Existence, uniqueness, and longtime behavior for a nonlinear Volterra integrodifferential equation

Abstract

We consider an initial and boundary value problem for a nonlinear Volterra integrodifferential equation. This equation governs the evolution of a pair of state variables, $u$ and $\vartheta$, which are mutually related by a maximal monotone graph $\gamma$ in ${{\Bbb R}}\times{{\Bbb R}}.$ The model can be viewed, for instance, as a generalized Stefan problem within the theory of heat conduction in materials with memory. Besides, it can be used for describing some diffusion processes in fractured media. The relation defined by $\gamma$ is properly interpreted and generalized in terms of a subdifferential operator associated with $\gamma$ and acting from $H^1(\Omega)$ to its dual space.
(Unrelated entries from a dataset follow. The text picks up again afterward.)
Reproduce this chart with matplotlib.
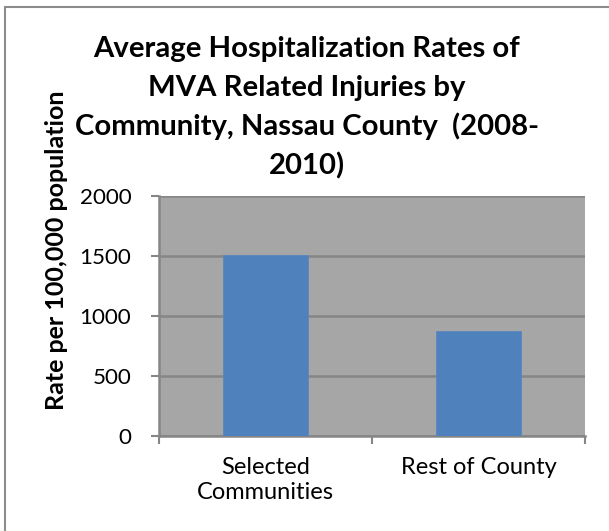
import matplotlib
matplotlib.use("Agg")
import matplotlib.pyplot as plt
from matplotlib.patches import Rectangle

# Data
categories = ["Selected\nCommunities", "Rest of County"]
rates = [1505, 877]
y_ticks = [0, 500, 1000, 1500, 2000]

title_lines = ["Average Hospitalization Rates of",
               "MVA Related Injuries by",
               "Community, Nassau County  (2008-",
               "2010)"]
y_label = "Rate per 100,000 population"

BAR_COLOR = "#4F81BD"
PLOT_BG = "#A6A6A6"
GRID_COLOR = "#868686"
AXIS_COLOR = "#868686"

W, H = 609, 531

plt.rcParams["font.family"] = ["Lato", "DejaVu Sans"]

fig = plt.figure(figsize=(W / 100, H / 100), dpi=100)
fig.patch.set_facecolor("white")
renderer = fig.canvas.get_renderer()


def fit_size(text, target_px, weight="normal", base=20.0):
    """font size so that text is target_px wide"""
    t = fig.text(0, 0, text, fontsize=base, fontweight=weight)
    w = t.get_window_extent(renderer=renderer).width
    t.remove()
    return base * target_px / w


# chart border (only top/left edges are inside the picture)
fig.add_artist(Rectangle((5 / W, -0.02), 1.1, 1 - 7 / H + 0.02,
                         transform=fig.transFigure, fill=False,
                         edgecolor="#8C8C8C", linewidth=1.5))

ax = fig.add_axes([159 / W, (H - 436) / H, 426 / W, 240 / H])
ax.set_facecolor(PLOT_BG)

x = list(range(len(categories)))
ax.bar(x, rates, width=0.4, color=BAR_COLOR, edgecolor="#5B87BF",
       linewidth=0.6, zorder=3)

tick_fs = fit_size("2000", 52)
cat_fs = fit_size("Rest of County", 156)

ax.set_xlim(-0.5, len(categories) - 0.5)
ax.set_ylim(0, 2000)
ax.set_yticks(y_ticks)
ax.set_yticklabels([str(v) for v in y_ticks], fontsize=tick_fs)
ax.yaxis.grid(True, color=GRID_COLOR, linewidth=1.8, zorder=1)
ax.set_axisbelow(True)

ax.set_xticks([-0.5, 0.5, 1.5])
ax.set_xticklabels([])
ax.set_xticks(x, minor=True)
ax.set_xticklabels(categories, minor=True, fontsize=cat_fs, linespacing=1.25)
ax.tick_params(axis="x", which="minor", length=0, pad=15)
ax.tick_params(axis="x", which="major", length=6, width=1.5,
               color=AXIS_COLOR, direction="out")
ax.tick_params(axis="y", length=6, width=1.5, color=AXIS_COLOR,
               direction="out", pad=14)

for s in ["top", "right"]:
    ax.spines[s].set_visible(False)
for s in ["left", "bottom"]:
    ax.spines[s].set_color(AXIS_COLOR)
    ax.spines[s].set_linewidth(1.8)

# title, one text per line so the baselines match
title_fs = fit_size(title_lines[0], 426, "bold")
for line, base_y in zip(title_lines, [57, 96, 135, 174]):
    fig.text(307 / W, (H - base_y) / H, line, ha="center", va="baseline",
             fontsize=title_fs, fontweight="bold")

ylab_fs = fit_size("population", 120, "bold")
fig.text(57 / W, (H - 250) / H, y_label, rotation=90, ha="center",
         va="center", fontsize=ylab_fs, fontweight="bold")

fig.savefig("out.png", dpi=100, facecolor=fig.get_facecolor())
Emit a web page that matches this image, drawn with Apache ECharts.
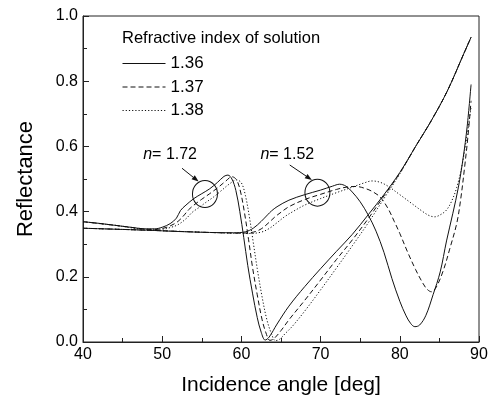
<!DOCTYPE html>
<html>
<head>
<meta charset="utf-8">
<script src="https://cdn.jsdelivr.net/npm/echarts@6/dist/echarts.min.js"></script>
<style>
  html, body { margin: 0; padding: 0; background: #fff; }
  #chart { width: 501px; height: 402px; }
</style>
</head>
<body>
<div id="chart"></div>
<script>
// prism n = 1.72, solution index 1.36 / 1.37 / 1.38
var angle172a = [40, 42, 44, 46, 48, 49, 50, 51, 51.8, 52.3, 53, 54, 55, 56, 57, 57.8, 58.3, 58.8, 59.3, 59.8, 60.3, 60.8, 61.4, 62, 62.5, 63, 63.5, 64.5, 66, 68, 70, 72, 74, 76, 78, 80, 82, 84, 86, 88, 89];
var refl172a  = [0.369, 0.364, 0.358, 0.352, 0.347, 0.347, 0.352, 0.363, 0.38, 0.403, 0.42, 0.44, 0.455, 0.47, 0.49, 0.508, 0.512, 0.5, 0.465, 0.40, 0.32, 0.235, 0.15, 0.075, 0.03, 0.006, 0.015, 0.055, 0.11, 0.17, 0.225, 0.278, 0.33, 0.39, 0.452, 0.52, 0.6, 0.68, 0.77, 0.88, 0.935];

var angle172b = [40, 44, 48, 49, 50, 51, 52, 52.8, 53.3, 54, 55, 56, 57, 58, 58.8, 59.4, 59.9, 60.4, 60.9, 61.4, 62, 62.6, 63.1, 63.6, 64.1, 65, 66, 68, 70, 72, 74, 76, 78, 80, 82, 84, 86, 88, 89];
var refl172b  = [0.369, 0.358, 0.346, 0.345, 0.348, 0.356, 0.37, 0.39, 0.405, 0.42, 0.438, 0.455, 0.473, 0.493, 0.507, 0.497, 0.46, 0.395, 0.315, 0.23, 0.145, 0.07, 0.028, 0.005, 0.01, 0.035, 0.068, 0.128, 0.19, 0.253, 0.313, 0.378, 0.448, 0.518, 0.6, 0.68, 0.77, 0.88, 0.935];

var angle172c = [40, 44, 48, 50, 51, 52, 53, 53.8, 54.5, 55.5, 56.5, 57.5, 58.5, 59.4, 60, 60.5, 61, 61.5, 62, 62.6, 63.2, 63.8, 64.3, 64.8, 65.5, 66.5, 68, 70, 72, 74, 76, 78, 80, 82, 84, 86, 88, 89];
var refl172c  = [0.369, 0.358, 0.346, 0.346, 0.351, 0.36, 0.378, 0.398, 0.41, 0.428, 0.445, 0.465, 0.485, 0.497, 0.488, 0.45, 0.385, 0.305, 0.225, 0.14, 0.07, 0.025, 0.004, 0.008, 0.025, 0.05, 0.095, 0.16, 0.227, 0.295, 0.365, 0.44, 0.516, 0.6, 0.68, 0.77, 0.88, 0.935];

// prism n = 1.52
var angle152a = [40, 44, 48, 52, 56, 59, 60.5, 61.5, 62.5, 63.3, 63.8, 64.5, 66, 68, 70, 71.5, 72.4, 73.2, 74, 75, 76, 77, 78, 79, 80, 80.8, 81.4, 81.9, 82.5, 83.3, 84.2, 85.1, 85.9, 86.7, 87.4, 88, 88.5, 89];
var refl152a  = [0.349, 0.346, 0.343, 0.339, 0.336, 0.335, 0.338, 0.349, 0.37, 0.39, 0.402, 0.415, 0.435, 0.452, 0.466, 0.478, 0.484, 0.478, 0.46, 0.43, 0.39, 0.34, 0.275, 0.195, 0.125, 0.08, 0.056, 0.047, 0.052, 0.082, 0.145, 0.215, 0.31, 0.395, 0.475, 0.565, 0.66, 0.79];

var angle152b = [40, 48, 56, 60, 61.5, 62.5, 63.5, 64.2, 65, 66, 68, 70, 72, 73.5, 74.5, 75.5, 76.5, 77.5, 78.5, 79.3, 80, 81, 82, 82.8, 83.4, 84, 84.6, 85.5, 86.3, 87.2, 87.7, 88.2, 88.6, 89];
var refl152b  = [0.349, 0.343, 0.336, 0.334, 0.337, 0.347, 0.367, 0.383, 0.398, 0.415, 0.437, 0.453, 0.468, 0.476, 0.477, 0.472, 0.462, 0.445, 0.41, 0.37, 0.333, 0.275, 0.222, 0.185, 0.163, 0.154, 0.168, 0.22, 0.285, 0.365, 0.44, 0.54, 0.63, 0.74];

var angle152c = [40, 48, 56, 61, 62.5, 63.5, 64.5, 65.5, 66.5, 68, 70, 72, 74, 75.5, 76.5, 77.5, 78.5, 80, 81.5, 82.9, 83.7, 84.4, 85.1, 85.9, 86.6, 87.2, 87.8, 88.4, 89];
var refl152c  = [0.349, 0.343, 0.336, 0.333, 0.337, 0.348, 0.366, 0.385, 0.4, 0.42, 0.44, 0.458, 0.475, 0.488, 0.494, 0.49, 0.478, 0.452, 0.425, 0.4, 0.388, 0.384, 0.39, 0.405, 0.435, 0.475, 0.535, 0.62, 0.72];

var solutionNames = ['1.36', '1.37', '1.38'];

var FONT = '"Liberation Sans", Arial, sans-serif';
var INK = '#111';
var dashes = ['solid', [5, 3], [1.2, 2]];

function zip(xs, ys) {
  return xs.map(function (x, i) { return [x, ys[i]]; });
}

function curve(name, xs, ys, k) {
  return {
    name: name,
    type: 'line',
    data: zip(xs, ys),
    smooth: 0.35,
    symbol: 'none',
    silent: true,
    lineStyle: { color: INK, width: 1, type: dashes[k] },
    itemStyle: { color: INK }
  };
}

var myChart = echarts.init(document.getElementById('chart'));
var option = {
  animation: false,
  textStyle: { fontFamily: FONT },
  title: {
    text: 'Refractive index of solution',
    left: 122,
    top: 30,
    padding: 0,
    textStyle: { fontSize: 16.5, fontWeight: 'normal', color: '#000', fontFamily: FONT }
  },
  legend: {
    data: solutionNames,
    orient: 'vertical',
    left: 122,
    top: 55,
    padding: 0,
    itemWidth: 43,
    itemHeight: 14,
    itemGap: 6.5,
    selectedMode: false,
    itemStyle: { opacity: 0 },
    lineStyle: { width: 1 },
    textStyle: { fontSize: 17, color: '#000', fontFamily: FONT }
  },
  grid: {
    left: 83, right: 22, top: 16, bottom: 60,
    show: true, borderColor: '#222', borderWidth: 1
  },
  xAxis: {
    type: 'value',
    min: 40, max: 90, interval: 10,
    name: 'Incidence angle [deg]',
    nameLocation: 'middle',
    nameGap: 33,
    nameTextStyle: { fontSize: 21, color: '#000', fontFamily: FONT },
    axisLine: { lineStyle: { color: '#222' } },
    axisTick: { inside: true, length: 6, lineStyle: { color: '#222' } },
    minorTick: { show: true, splitNumber: 2, length: 4, lineStyle: { color: '#222' } },
    axisLabel: { fontSize: 16, color: '#000', margin: 5 },
    splitLine: { show: false }
  },
  yAxis: {
    type: 'value',
    min: 0, max: 1, interval: 0.2,
    name: 'Reflectance',
    nameLocation: 'middle',
    nameGap: 46,
    nameTextStyle: { fontSize: 22, color: '#000', fontFamily: FONT },
    axisLine: { lineStyle: { color: '#222' } },
    axisTick: { inside: true, length: 6, lineStyle: { color: '#222' } },
    minorTick: { show: true, splitNumber: 2, length: 4, lineStyle: { color: '#222' } },
    axisLabel: { fontSize: 16, color: '#000', margin: 5, formatter: function (v) { return v.toFixed(1); } },
    splitLine: { show: false }
  },
  series: [
    curve(solutionNames[0], angle172a, refl172a, 0),
    curve(solutionNames[1], angle172b, refl172b, 1),
    curve(solutionNames[2], angle172c, refl172c, 2),
    curve(solutionNames[0], angle152a, refl152a, 0),
    curve(solutionNames[1], angle152b, refl152b, 1),
    curve(solutionNames[2], angle152c, refl152c, 2)
  ]
};
myChart.setOption(option);

// annotations: label, arrow and circle, placed in data coordinates
var notes = [
  { label: '1.72', text: [47.6, 0.574], from: [52.5, 0.533], to: [54.6, 0.492], ring: [55.4, 0.454] },
  { label: '1.52', text: [62.4, 0.574], from: [66.1, 0.543], to: [68.9, 0.497], ring: [69.6, 0.458] }
];

function px(p) { return myChart.convertToPixel({ gridIndex: 0 }, p); }

var graphics = [];
notes.forEach(function (n) {
  var t = px(n.text), a = px(n.from), b = px(n.to), c = px(n.ring);
  graphics.push({
    type: 'text', x: t[0], y: t[1], silent: true,
    style: {
      text: '{i|n}= ' + n.label,
      fill: '#000', font: '16px ' + FONT, verticalAlign: 'middle',
      rich: { i: { fontStyle: 'italic', fontSize: 16, fontFamily: FONT } }
    }
  });
  var dx = b[0] - a[0], dy = b[1] - a[1], len = Math.sqrt(dx * dx + dy * dy);
  var ux = dx / len, uy = dy / len;
  var hl = 7, hw = 2.6;
  var bx = b[0] - ux * hl, by = b[1] - uy * hl;
  graphics.push({
    type: 'line', silent: true,
    shape: { x1: a[0], y1: a[1], x2: bx, y2: by },
    style: { stroke: INK, lineWidth: 1 }
  });
  graphics.push({
    type: 'polygon', silent: true,
    shape: { points: [[b[0], b[1]], [bx - uy * hw, by + ux * hw], [bx + uy * hw, by - ux * hw]] },
    style: { fill: INK }
  });
  graphics.push({
    type: 'circle', silent: true,
    x: c[0], y: c[1], scaleY: 1.08,
    shape: { cx: 0, cy: 0, r: 12.5 },
    style: { fill: 'none', stroke: INK, lineWidth: 1 }
  });
});
myChart.setOption({ graphic: graphics });
</script>
</body>
</html>
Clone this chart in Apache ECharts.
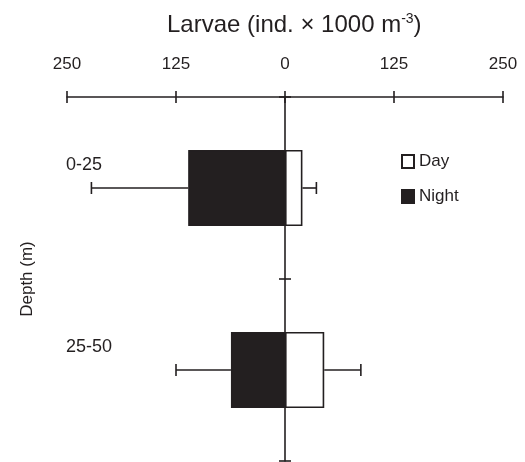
<!DOCTYPE html>
<html>
<head>
<meta charset="utf-8">
<script src="https://cdn.jsdelivr.net/npm/echarts@6/dist/echarts.min.js"></script>
<style>
html,body{margin:0;padding:0;background:#fff;}
#chart{width:525px;height:462px;}
</style>
</head>
<body>
<div id="chart"></div>
<script>
const categories = ['0-25', '25-50'];
const dayValues = [20, 45];
const nightValues = [-111, -62];
const dayErrEnds = [36, 87];
const nightErrEnds = [-222, -125];
const xMin = -250, xMax = 250, xInterval = 125;

const INK = '#231f20';
const FONT = '"Liberation Sans", Arial, Helvetica, sans-serif';

function errSeries(name, vals, ends) {
  return {
    type: 'custom',
    name: name + ' err',
    xAxisIndex: 0, yAxisIndex: 0,
    silent: true,
    z: 1,
    data: categories.map((c, i) => [vals[i], i, ends[i]]),
    encode: { x: [0, 2], y: 1 },
    renderItem: function (params, api) {
      const p0 = api.coord([api.value(0), api.value(1)]);
      const p1 = api.coord([api.value(2), api.value(1)]);
      const st = { stroke: INK, lineWidth: 1.6 };
      return {
        type: 'group',
        children: [
          { type: 'line', shape: { x1: p0[0], y1: p0[1], x2: p1[0], y2: p1[1] }, style: st },
          { type: 'line', shape: { x1: p1[0], y1: p1[1] - 6, x2: p1[0], y2: p1[1] + 6 }, style: st }
        ]
      };
    }
  };
}

const chart = echarts.init(document.getElementById('chart'), null, { renderer: 'canvas' });
const axisLineStyle = { color: INK, width: 1.6 };
chart.setOption({
  animation: false,
  backgroundColor: '#fff',
  textStyle: { fontFamily: FONT, color: INK },
  title: {
    text: 'Larvae (ind. × 1000 m{sup|-3})',
    left: 167, top: 12,
    padding: 0,
    textStyle: {
      fontFamily: FONT, fontSize: 24, fontWeight: 'normal', color: INK,
      rich: { sup: { fontFamily: FONT, fontSize: 14, color: INK, padding: [0, 0, 12, 0] } }
    }
  },
  legend: {
    data: ['Day', 'Night'],
    orient: 'vertical',
    left: 401, top: 153,
    padding: 0,
    itemWidth: 12, itemHeight: 13, itemGap: 18,
    icon: 'rect',
    textStyle: { fontFamily: FONT, fontSize: 17, color: INK }
  },
  grid: { left: 67, right: 22, top: 97, bottom: 1, containLabel: false },
  xAxis: [
    {
      type: 'value', position: 'top', min: xMin, max: xMax, interval: xInterval,
      axisLine: { show: true, onZero: false, lineStyle: axisLineStyle },
      axisTick: { show: true, inside: false, length: 6, lineStyle: axisLineStyle },
      axisLabel: { margin: 24, fontSize: 17, fontFamily: FONT, color: INK,
        formatter: v => String(Math.abs(v)) },
      splitLine: { show: false }
    },
    {
      type: 'value', position: 'top', min: xMin, max: xMax, interval: xInterval,
      axisLine: { show: false, onZero: false },
      axisTick: { show: true, inside: true, length: 6, lineStyle: axisLineStyle },
      axisLabel: { show: false },
      splitLine: { show: false }
    }
  ],
  yAxis: [
    {
      type: 'category', data: categories, inverse: true, position: 'left',
      axisLine: { show: true, onZero: true, lineStyle: axisLineStyle },
      axisTick: { show: true, inside: false, length: 6, lineStyle: axisLineStyle },
      axisLabel: { show: false }
    },
    {
      type: 'category', data: categories, inverse: true, position: 'left',
      axisLine: { show: false, onZero: true },
      axisTick: { show: true, inside: true, length: 6, lineStyle: axisLineStyle },
      axisLabel: { show: false }
    },
    {
      type: 'category', data: categories, inverse: true, position: 'left',
      axisLine: { show: false, onZero: false },
      axisTick: { show: false },
      axisLabel: { show: true, inside: true, margin: -1, align: 'left',
        formatter: v => '{a|' + v + '}\n{b|}',
        rich: {
          a: { fontSize: 18, fontFamily: FONT, color: INK, lineHeight: 20 },
          b: { fontSize: 10, lineHeight: 46 }
        }
      },
      name: 'Depth (m)', nameLocation: 'middle', nameRotate: 90, nameGap: 31,
      nameTextStyle: { fontSize: 17, fontFamily: FONT, color: INK }
    }
  ],
  series: [
    errSeries('Night', nightValues, nightErrEnds),
    errSeries('Day', dayValues, dayErrEnds),
    {
      name: 'Night', type: 'bar', stack: 'a', data: nightValues, barWidth: 76,
      xAxisIndex: 0, yAxisIndex: 0, z: 2,
      itemStyle: { color: INK, borderColor: INK, borderWidth: 1.2 }
    },
    {
      name: 'Day', type: 'bar', stack: 'a', data: dayValues, barWidth: 76,
      xAxisIndex: 0, yAxisIndex: 0, z: 2,
      itemStyle: { color: '#ffffff', borderColor: INK, borderWidth: 1.6 }
    }
  ]
});
</script>
</body>
</html>
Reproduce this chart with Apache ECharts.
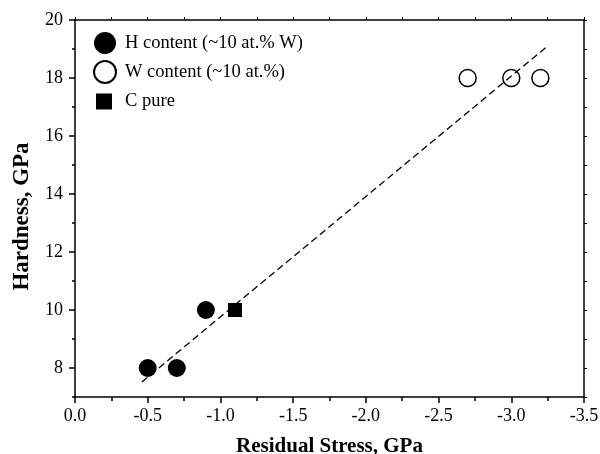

Then, the generalized problem is formulated as an abstract Cauchy problem for a perturbation of a nonlinear semigroup, and existence and uniqueness of a solution $(u,\vartheta)$ can be proved via a fixed-point argument whatever the maximal monotone graph $\gamma$ is. Moreover, the meaning of $\gamma$ as a pointwise relationship is recovered almost everywhere, in the case when $\gamma$ is bounded on bounded subsets of ${{\Bbb R}}$. Finally, under some other restrictions on $\gamma$, the longtime behavior of the solution is investigated, in a more specific context related to the generalized Stefan problem.